How to Improve the Business Environment

The concept of social legitimacy is based on the premise that business relationships between a company and a particular stakeholder will not irresponsibly damage the legitimate interests of other stakeholders. Legitimate is used in a broader sense than legal. It implies an entitlement which is recognized by others as correct.

Justification

Justification means that the action is acceptable to both affected and interested parties. Very often the affected party is being overlooked.

Confidentiality

Despite the need for openness, in some areas, such as customer data, employee data, citizen data and others, confidentiality is crucial. It is a source of added value to these groups.

Sincerity

Sincerity excludes pretending and leads to doing what is right, not only is what dutiful. It covers also honesty, respect for others and adherence to promises.

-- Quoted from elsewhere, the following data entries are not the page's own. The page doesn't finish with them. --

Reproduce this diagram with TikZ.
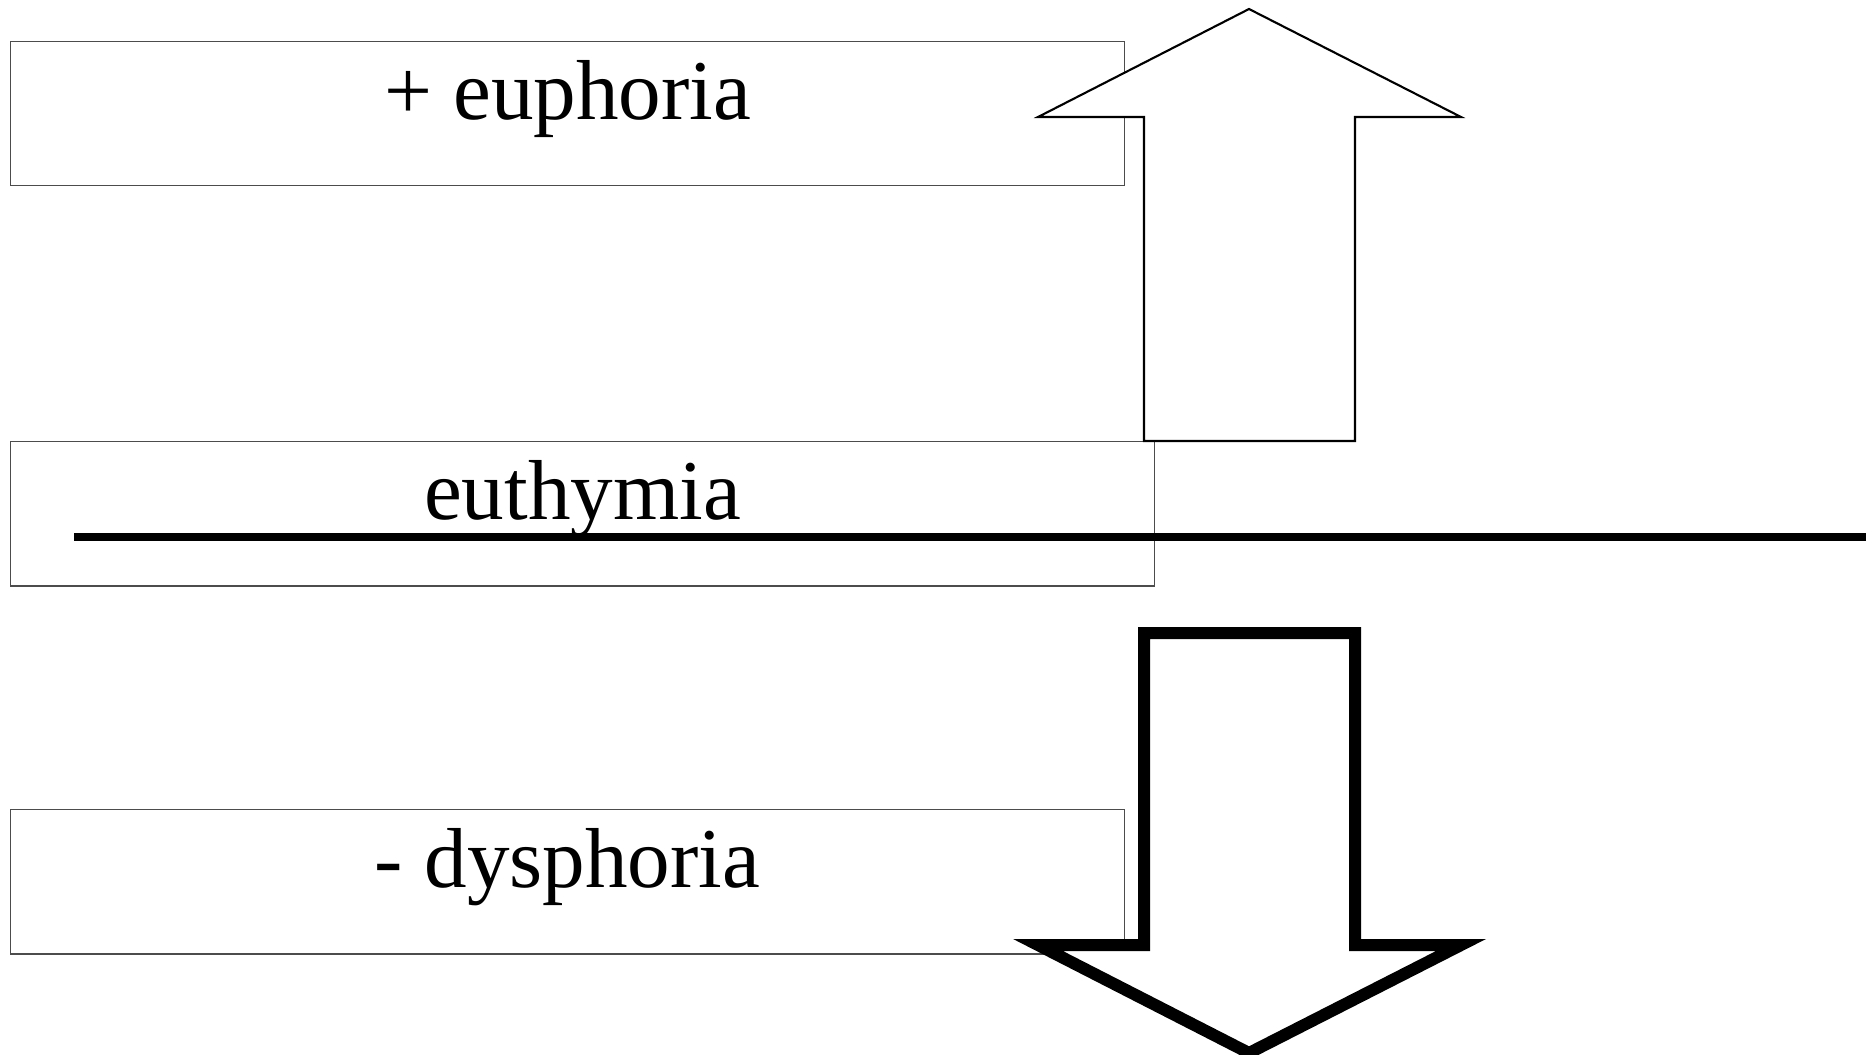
\documentclass[tikz,border=0pt]{standalone}
\usepackage{fontspec}
\setmainfont{Liberation Serif}
\begin{document}
\begin{tikzpicture}[x=0.01cm,y=-0.01cm,
  moodbox/.style={draw=black!70,line width=0.4pt,fill=white,rectangle,anchor=north west,inner sep=0pt,minimum height=1.44cm,text height=0.6cm,text depth=0.49cm,font=\fontsize{24.2pt}{29pt}\selectfont}]
\useasboundingbox (0,0) rectangle (1876,1054);
\node[moodbox,minimum width=11.13cm] (euphoria) at (10,41) {+ euphoria};
\node[moodbox,minimum width=11.43cm] (euthymia) at (10,441) {euthymia};
\node[moodbox,minimum width=11.13cm] (dysphoria) at (10,809) {- dysphoria};
\coordinate (base west) at (74,537);
\coordinate (base east) at (1866,537);
\draw[line width=0.08cm] (base west) -- (base east);
\draw[fill=white,line width=0.6pt] (1144,441) -- (1144,117) -- (1038,117) -- (1249,9) -- (1461,117) -- (1355,117) -- (1355,441) -- cycle;
\draw[fill=white,line width=0.12cm] (1144,633) -- (1144,945) -- (1038,945) -- (1249,1053) -- (1461,945) -- (1355,945) -- (1355,633) -- cycle;
\end{tikzpicture}
\end{document}
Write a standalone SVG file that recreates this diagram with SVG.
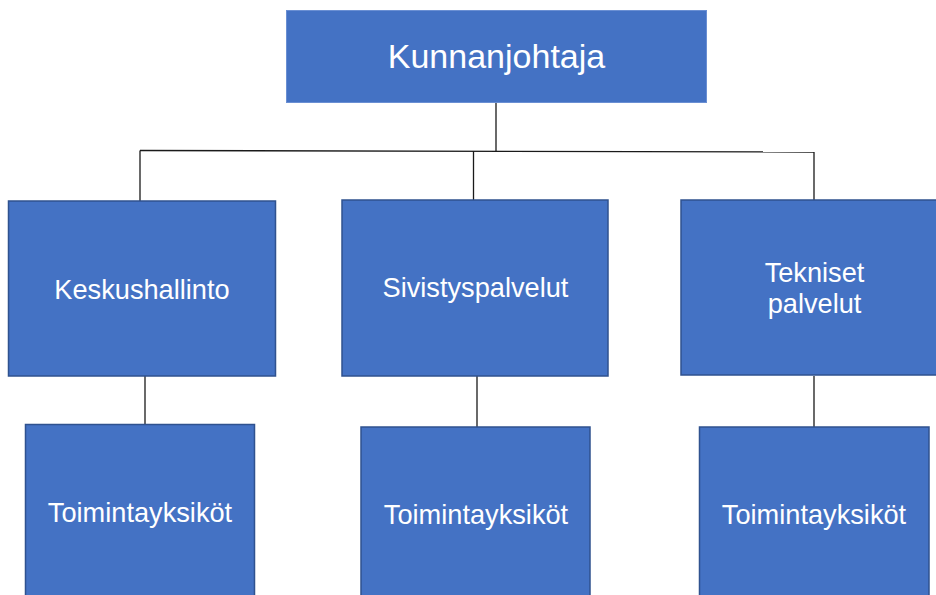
<svg xmlns="http://www.w3.org/2000/svg" width="936" height="595" viewBox="0 0 936 595">
<style>
.box{fill:#4472C4;stroke:#2F528F;stroke-width:1.5}
.top{fill:#4472C4;stroke:#6A8FD3;stroke-width:1}
.lbl{font-family:"Liberation Sans",Arial,sans-serif;font-size:27.2px;fill:#FFFFFF;text-anchor:middle}
.conn line{stroke:#1a1a1a;stroke-width:1.3}
</style>
<rect width="936" height="595" fill="#FFFFFF"/>
<g id="connectors" class="conn">
<line x1="496" y1="102" x2="496" y2="151"/>
<line x1="140" y1="150.5" x2="814" y2="152"/>
<line x1="140" y1="150.5" x2="140" y2="201"/>
<line x1="473.5" y1="151" x2="473.5" y2="200"/>
<line x1="814" y1="152" x2="814" y2="200"/>
<line x1="145" y1="376" x2="145" y2="425"/>
<line x1="477" y1="376" x2="477" y2="427"/>
<line x1="814" y1="376" x2="814" y2="427"/>
</g>
<g id="kunnanjohtaja">
<rect class="top" x="286.5" y="10.5" width="420" height="92"/>
<text class="lbl" x="496.5" y="68" style="font-size:34px">Kunnanjohtaja</text>
</g>
<g id="keskushallinto">
<rect class="box" x="8.5" y="201" width="267" height="175"/>
<text class="lbl" x="142" y="299">Keskushallinto</text>
</g>
<g id="sivistyspalvelut">
<rect class="box" x="342" y="200" width="266" height="176"/>
<text class="lbl" x="475.5" y="297">Sivistyspalvelut</text>
</g>
<g id="tekniset">
<rect class="box" x="681" y="200" width="262" height="175"/>
<text class="lbl" x="814.5" y="282">Tekniset</text>
<text class="lbl" x="814.5" y="313">palvelut</text>
</g>
<g id="toiminta1">
<rect class="box" x="25.5" y="424.5" width="229" height="180"/>
<text class="lbl" x="140" y="522">Toimintayksiköt</text>
</g>
<g id="toiminta2">
<rect class="box" x="361" y="427" width="229" height="180"/>
<text class="lbl" x="476" y="524">Toimintayksiköt</text>
</g>
<g id="toiminta3">
<rect class="box" x="699.5" y="427" width="229.5" height="180"/>
<text class="lbl" x="814" y="524">Toimintayksiköt</text>
</g>
</svg>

The importance of the above mentioned pillars is interrelated and changing in different situations. Within the democratic and market reforms in post-totalitarian countries, these pillars themselves are being built / re-built. In the transition and adjustment periods, there may be tensions or even conflicts among individuals pillars. The most problematic relations are between legality, legitimacy and justification. We may assume that the reconstruction of the entire legal system and functioning of courts is at the core of this disharmony.

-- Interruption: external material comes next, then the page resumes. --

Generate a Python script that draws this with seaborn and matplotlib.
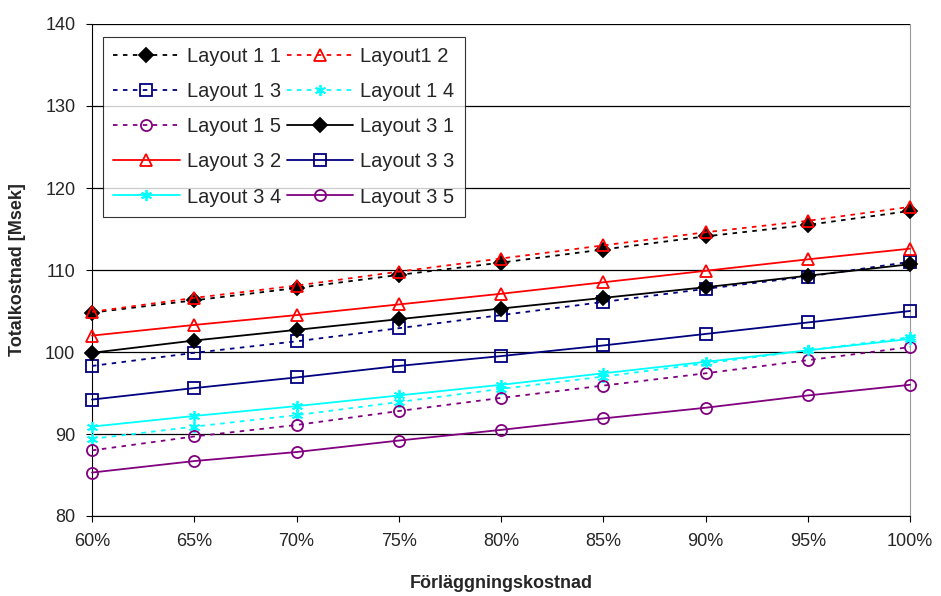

Responsibility (accountability) is another related concept which needs further specification. In the context of building the national integrity system we are not concerned with the so called causal responsibility which may be characterized as a relation between one event and another when the former causes or helps cause the latter. We should focus on moral (personal or collective) responsibility when ones role is defined by virtue of moral, legal or some other sort of rules. In business ethics debate, a considerable attention has been paid to the problem whether collectives such as nations or formal organizations may bear responsibility. There are some very influential critiques of collective/corporate responsibility arguing that corporations and other formal organizations are at best legal but not moral entities. They can be held legally liable, but only human beings have moral responsibility. Among the main arguments for the existence of corporate responsibilities the following ones can be mentioned: A firm (an organization) is qualitatively different from an individual and other entity such as community or country. Since the organization makes decisions and takes actions, it can be qualified as an actor. Its actions affect people, and these actions can be evaluated from a moral point of view. A company or organization is capable of moral behaviour and, therefore, has a moral responsibility.

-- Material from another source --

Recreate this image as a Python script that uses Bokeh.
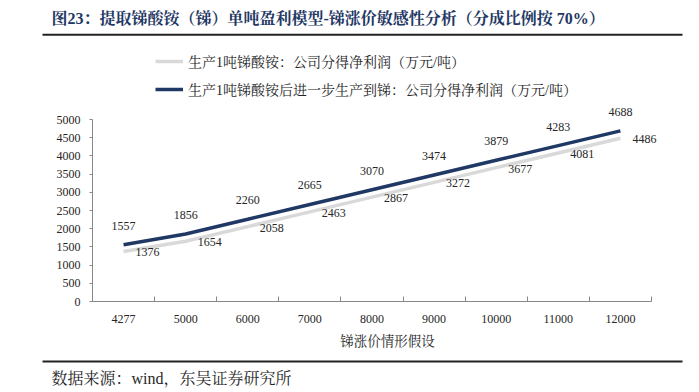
from bokeh.plotting import figure
from bokeh.layouts import column
from bokeh.models import (Range1d, FixedTicker, Legend, LegendItem, ColumnDataSource)
from bokeh.core.properties import value
from bokeh.embed import file_html
from bokeh.resources import INLINE

# ---- data ----
categories = ["4277", "5000", "6000", "7000", "8000", "9000", "10000", "11000", "12000"]
profit_ammonium = [1376, 1654, 2058, 2463, 2867, 3272, 3677, 4081, 4486]
profit_antimony = [1557, 1856, 2260, 2665, 3070, 3474, 3879, 4283, 4688]
y_ticks = [0, 500, 1000, 1500, 2000, 2500, 3000, 3500, 4000, 4500, 5000]
series_names = ["生产1吨锑酸铵：公司分得净利润（万元/吨）",
                "生产1吨锑酸铵后进一步生产到锑：公司分得净利润（万元/吨）"]
title_text = "图23：提取锑酸铵（锑）单吨盈利模型-锑涨价敏感性分析（分成比例按 70%）"
x_title = "锑涨价情形假设"
source_text = "数据来源：wind，东吴证券研究所"

SERIF = "'Liberation Serif', 'Noto Serif CJK SC', 'Noto Sans CJK SC'"
TXT = "#262626"
DARK = "#1f3864"
LIGHT = "#d9d9d9"
RULE = "#222222"
W = 690


def blank_fig(h):
    f = figure(width=W, height=h, output_backend="svg", toolbar_location=None,
               x_range=Range1d(0, W), y_range=Range1d(0, h),
               x_axis_type=None, y_axis_type=None, frame_align=False,
               min_border=0, min_border_left=0, min_border_right=0,
               min_border_top=0, min_border_bottom=0)
    f.outline_line_color = None
    f.grid.visible = False
    return f


# ---- header ----
top = blank_fig(50)
top.text(x=[51], y=[31.7], text=[title_text], text_font=value(SERIF),
         text_font_size="16px", text_font_style="bold", text_color=DARK,
         text_baseline="middle", text_align="left")
top.line(x=[42, 682], y=[15.7, 15.7], line_color=RULE, line_width=2)

# ---- main chart ----
idx = list(range(len(categories)))
src = ColumnDataSource(dict(
    x=idx, a=profit_ammonium, b=profit_antimony,
    a_lab=[str(v) for v in profit_ammonium],
    b_lab=[str(v) for v in profit_antimony],
))

p = figure(width=W, height=302, output_backend="svg", toolbar_location=None,
           x_range=Range1d(-0.5, len(categories)),
           y_range=Range1d(0, 6841), frame_align=False,
           min_border_left=92, min_border_right=8,
           min_border_top=2, min_border_bottom=51)
p.outline_line_color = None
p.grid.visible = False

r1 = p.line("x", "a", source=src, line_color=LIGHT, line_width=3.5)
r2 = p.line("x", "b", source=src, line_color=DARK, line_width=3.5)

p.text("x", "b", text="b_lab", source=src, text_align="center",
       text_baseline="middle", y_offset=-19, text_font=value(SERIF),
       text_font_size="12px", text_color=TXT)
p.text("x", "a", text="a_lab", source=src, text_align="left",
       text_baseline="middle", x_offset=12, y_offset=1, text_font=value(SERIF),
       text_font_size="12px", text_color=TXT)

xa = p.xaxis[0]
xa.ticker = FixedTicker(ticks=idx, minor_ticks=[i - 0.5 for i in range(len(categories) + 1)])
xa.bounds = (-0.5, len(categories) - 0.5)
xa.major_label_overrides = {i: c for i, c in enumerate(categories)}
xa.major_tick_line_color = None
xa.minor_tick_in = 5
xa.minor_tick_out = 0
xa.minor_tick_line_color = "#888888"
xa.axis_line_color = "#888888"
xa.major_label_standoff = 7
xa.major_label_text_font = SERIF
xa.major_label_text_font_size = "12px"
xa.major_label_text_color = TXT
xa.axis_label = x_title
xa.axis_label_text_font = SERIF
xa.axis_label_text_font_style = "normal"
xa.axis_label_text_font_size = "13.5px"
xa.axis_label_text_color = TXT
xa.axis_label_standoff = 8

ya = p.yaxis[0]
ya.ticker = FixedTicker(ticks=y_ticks)
ya.bounds = (0, 5000)
ya.major_tick_in = 0
ya.major_tick_out = 3
ya.major_tick_line_color = "#888888"
ya.minor_tick_line_color = None
ya.axis_line_color = "#888888"
ya.major_label_standoff = 9
ya.major_label_text_font = SERIF
ya.major_label_text_font_size = "12px"
ya.major_label_text_color = TXT

legend = Legend(items=[LegendItem(label=series_names[0], renderers=[r1]),
                       LegendItem(label=series_names[1], renderers=[r2])],
                location=(63, 202), orientation="vertical",
                padding=0, margin=0, spacing=8,
                glyph_width=28, glyph_height=16, label_height=16,
                label_standoff=5, border_line_color=None,
                background_fill_alpha=0,
                label_text_font=SERIF, label_text_font_size="14px",
                label_text_color=TXT)
p.add_layout(legend, "center")

# ---- footer ----
bot = blank_fig(36)
bot.line(x=[42, 682], y=[27, 27], line_color=RULE, line_width=2)
bot.text(x=[51], y=[9.7], text=[source_text], text_font=value(SERIF),
         text_font_size="16px", text_color=TXT,
         text_baseline="middle", text_align="left")

layout = column(top, p, bot, spacing=0)
open("out.html", "w").write(file_html(layout, INLINE))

The Federal Sentencing Guidelines adopted in the U.S. A. in 1991 represent an important input into this debate and especially in the cultivation of business practices. This model of good corporate citizenship is designed on the basis of compliance approach and stresses the concept of due diligence. It requires companies set up compliance standards to be followed (communicated, trained, enforced sanctioned).

Personal, as well as collective, responsibility requires two conditions: freedom and intention (awareness of the moral character of an action). Basically, responsibility involves three components: the subject who bears responsibility that cannot be completely determined by rules and laws; for what the subject is responsible (the spheres of responsibility); and the authority to whom the subject is accountable. We have to go further and try to evaluate the degree of responsibility or the kind of the ethical challenge involved. It is suggested in the business ethics literature to distinguish between minimal ethical requirements, positive obligations beyond the minimum, and aspirations for ethical ideals. The first degree includes basic ethical norms such as do not kill, not rob, not exploit, etc. Going further means that it is becoming more and more difficult to find consensus than in the first case. Here is a broad space of freedom and inspiration companies (acting with integrity) can use to define their mission, build their culture and reputation.

From a very vague concept of social responsibility of the whole system, where it was hard to find concrete bearers of this responsibility, and to define their responsibility in a totalitarian regime (the condition of freedom was not fulfilled), which by its behavior in fact discredited the idea of social responsibility, at present we find ourselves in a very different environment. With democratization of our societies and market of the economies, new actors have emerged. They play various roles in the economy, and have also various interests. Consequently, companies and other organizations in this new system have to deal with various new stakeholders (mainly shareholders, management, employees, competitors, suppliers, creditors, local community where the business operates, global community). What is their responsibility towards the stakeholders? This is a crucial question which is being raised by businesses all around the developed world, and also by the academic sphere. Neither business, nor academics have fully answered this question. Moreover, there is not a consensus on the stakeholders’ model itself (in some perceptions, only shareholders are important). I would like to even broaden this problem and to interpret it in the political and economic context of emerging market economies. The identification of various responsibilities from both sides could help to improve the business environment and even to clarify some basic concepts or categories of the market system.